Improvement in fabrication processes for semiconductor devices is a continuous goal. One area that may be improved is the ability to equally dope every surface of a device. For example, in some embodiments, a device, disposed on a workpiece, may be a three-dimensional structure, such as a FinFET, a CIS pixel, or a power device trench transistor. In some cases, it may be advantageous to implant an equal amount of dopant into each surface, including the horizontal surfaces and the vertical surfaces. This is referred to as conformal doping. However, some implant processes tend to implant a greater dose into the horizontal surfaces, due to their orientation.
Further, because the ions that strike the horizontal surfaces tend to impact the surface at an angle that is close to normal, these ions tend to have greater energy and penetrate the workpiece more deeply. In contrast, ions that strike vertical surfaces tend to impact those surfaces at an angle that is far from normal, and as a consequence, penetrate to a much lesser extent.

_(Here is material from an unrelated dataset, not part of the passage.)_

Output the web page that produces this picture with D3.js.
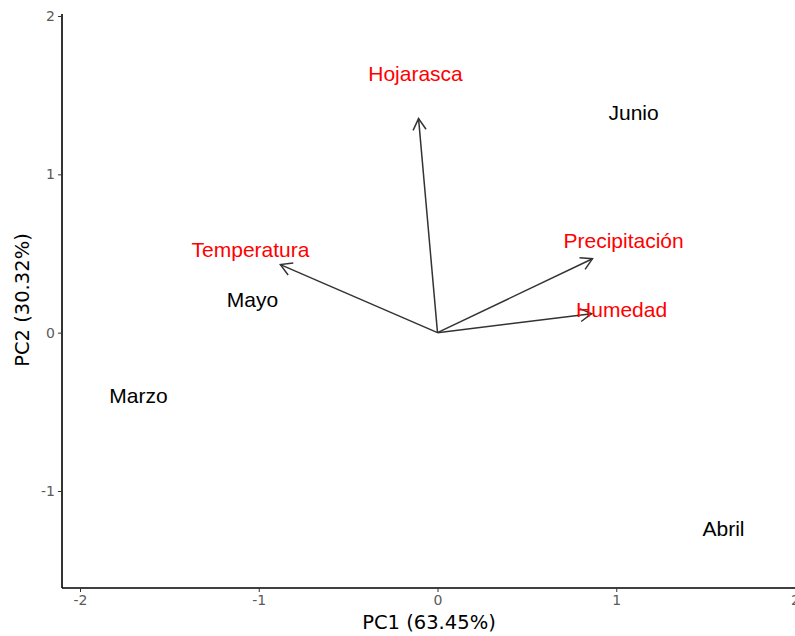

Another area of improvement may be low energy applications. Ultra shallow junctions are becoming more and more common as geometries continue to shrink. However, some semiconductor fabrication machines, such as plasma doping machines, are more effective at higher energies. These higher energies may implant the dopant deeper in the workpiece than desired.
Another area of improvement may be low dose applications. In plasma implantation, the workpiece is exposed to a plasma containing the dopant species to be implanted. The ions are implanted by applying a voltage to the workpiece, but the dopant species is also incorporated into the workpiece by deposition of neutral species on the surface. The neutral species can be in the initial form, for example, B2H6, or can be components (radicals) that are dissociated by the plasma, such as, for example, BH3. The tendency for each type of species to deposit depends on its sticking coefficient, which is a measurable, but often unknown quantity. Deposited species can be incorporated into the substrate by ion bombardment (knock in). In some embodiments, a low dose is desirable and it is desirable to limit the amount of dopant incorporated into the substrate and to prevent surface species from being incorporated. A low dose implant may be achieved through tuning of process knobs, such as, for example, dilution of the doping gas with an inert gas, or by physically blocking the incorporation by a thin sacrificial layer, such as a screen oxide or nitride. Such a layer is used to prevent surface deposition from being mixed into the substrate by the ion bombardment.
Therefore, it would be beneficial if there were a method of conformally doping all of the surfaces of a device. It would be beneficial if this method were also applicable to low energy and low dose applications.